First things first, let’s talk about some essential info you’ll need to get started.

  • Backup: The golden rule of databases is to always have a backup. It’s your safety net in case anything goes wrong. If you don’t have a backup, well, we’re gonna have a tough time helping you out.
  • MySQL Version: Be sure you’re working with the same MySQL version as your backup. Mixing versions can cause problems, and we don’t want that.
  • Privileges: Make sure you have the right privileges to restore data. You’ll need the “super” privilege or the ability to run “mysql” commands with root access.

Alright, now that we’ve covered the basics, let’s dive into some data restoration techniques!

Basic MySQL Data Restore Techniques

There are a couple of common ways to restore data in MySQL. We’ll cover two of the most popular methods: restoring data from SQL dumps and importing data from CSV files.

Restoring Data from SQL Dumps

SQL dumps are files that store the SQL statements needed to recreate a database. To restore data from a SQL dump, you’ll need to use the “mysql” command-line tool.

Example:

mysql -u your_username -p your_database < your_sql_dump.sql

Replace “your_username,” “your_database,” and “your_sql_dump.sql” with your actual info. You’ll be prompted for your password, so type it in, and MySQL will handle the rest!

Importing Data from CSV Files

If you’ve got data in a CSV file, you can import it using the “LOAD DATA INFILE” statement. This method is great for restoring specific tables or records.

Example:

LOAD DATA INFILE '/path/to/your_csv_file.csv'
INTO TABLE your_table
FIELDS TERMINATED BY ','
ENCLOSED BY '"'
LINES TERMINATED BY '\n'
IGNORE 1 ROWS;

Just replace “/path/to/your_csv_file.csv” and “your_table” with your actual info.

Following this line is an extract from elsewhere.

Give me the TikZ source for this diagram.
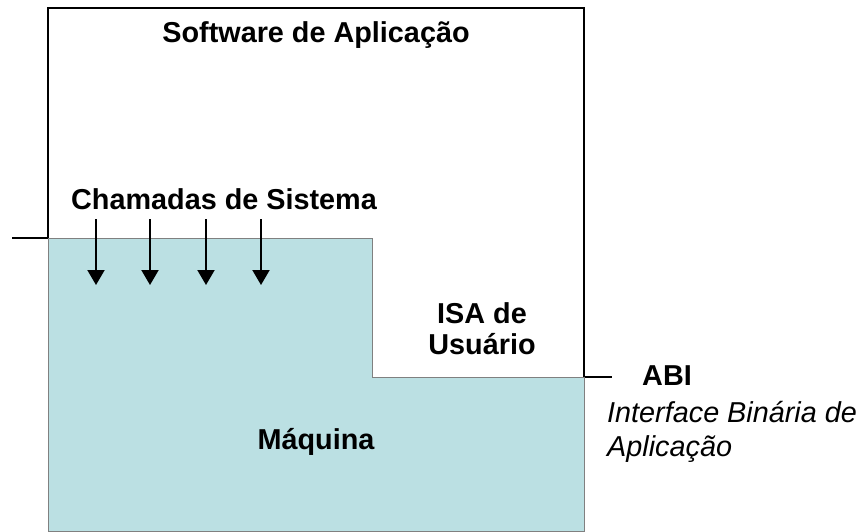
\documentclass[tikz,border=0pt]{standalone}
\usepackage{fontspec}
\setmainfont{Liberation Sans}
\usepackage{tikz}
\usetikzlibrary{arrows.meta}

\definecolor{maquina}{RGB}{187,224,227}

\tikzset{
  rotulo/.style={font=\fontsize{28.8}{31}\selectfont\bfseries, inner sep=0pt, anchor=base},
  nota/.style={font=\fontsize{28.8}{34}\selectfont\itshape, inner sep=0pt, anchor=base west, align=left},
  borda/.style={line width=1.4pt, black},
  chamada/.style={line width=2pt, -{Triangle[length=15pt,width=17pt]}}
}

\begin{document}
\begin{tikzpicture}[x=1pt,y=-1pt]
      \useasboundingbox (0,0) rectangle (861,531);

      % Software de Aplicacao
      \draw[borda] (48,238) -- (48,8) -- (584,8) -- (584,377);

      % Maquina
      \draw[fill=maquina, draw=gray, line width=0.8pt]
        (48,238) -- (372,238) -- (372,377) -- (584,377) -- (584,531) -- (48,531) -- cycle;

      % Interfaces
      \coordinate (sisA) at (12,238);
      \coordinate (sisB) at (48,238);
      \coordinate (abiA) at (585,377);
      \coordinate (abiB) at (612,377);
      \draw[borda] (sisA) -- (sisB);
      \draw[borda] (abiA) -- (abiB);

      % Labels (multi-line nodes sit on their last baseline)
      \node[rotulo] (soft) at (316,42) {Software de Aplicação};
      \node[rotulo] (cham) at (224,209) {Chamadas de Sistema};
      \node[rotulo, align=center] (isa) at (482,354) {ISA de\\Usuário};
      \node[rotulo] (maq) at (316,449) {Máquina};
      \node[rotulo, anchor=base west] (abi) at (642,385) {ABI};
      \node[nota] (abitxt) at (607,456) {Interface Binária de\\Aplicação};

      % Chamadas de sistema
      \foreach \x [count=\i] in {96,150,206,261} {
        \coordinate (c\i a) at (\x,219);
        \coordinate (c\i b) at (\x,285);
        \draw[chamada] (c\i a) -- (c\i b);
      }
  \end{tikzpicture}
\end{document}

This will load the data from the CSV file into your specified table.

Recovering Lost Data using Binary Logs

If you’ve accidentally deleted or modified some data, you can use binary logs to recover it. Binary logs record all changes made to your MySQL database, so you can find what went wrong and fix it.

To restore lost data using binary logs, you’ll need the “mysqlbinlog” command-line tool.

Example:

mysqlbinlog --start-datetime="2023-03-20 14:00:00" --stop-datetime="2023-03-20 15:00:00" your_binary_log_file > restore.sql
mysql -u your_username -p your_database < restore.sql

Replace the date and time with when the data was lost, “your_binary_log_file” with your actual log file, “your_username,” and “your_database” with your actual info. This will create a SQL file with the necessary statements to restore the data and then import it back into your database.

Point-in-Time Recovery: Your Time Machine for Data

Point-in-time recovery (PITR) lets you restore your database to a specific moment in time. This is super helpful if you know exactly when something went wrong.

To perform a PITR, you’ll need a full backup and all binary logs created since the backup. Here’s an example of how to do it:

Restore the full backup:

mysql -u your_username -p your_database < your_full_backup.sql

Apply the binary logs:

mysqlbinlog --start-datetime="2023-03-20 14:00:00" --stop-datetime="2023-03-20 15:00:00" your_binary_log_file1 your_binary_log_file2 ... | mysql -u your_username -p your_database

Replace the date and time, “your_full_backup.sql,” “your_binary_log_file1,” “your_binary_log_file2,” “your_username,” and “your_database” with your actual info. This will restore the database to the specified point in time.

Restoring Data in Replication Scenarios

If you’re using replication (a setup with a primary and one or more replicas), you’ll need to restore data differently.

First, restore the primary server using one of the methods mentioned above. Then, for each replica:

  1. Stop the replica’s replication:
STOP SLAVE;
  1. Restore the replica using the same method as the primary server.
  2. Restart the replica’s replication:
START SLAVE;

This will ensure that your replica stays in sync with your primary server.

Conclusion

And there you have it! You’re now equipped with the knowledge you need to restore data in MySQL. Remember, always have a backup, know your MySQL version, and make sure you’ve got the right privileges. With these basics under your belt, you’re ready to tackle any MySQL data restoration scenario.

So go forth, restore your data, and save the day!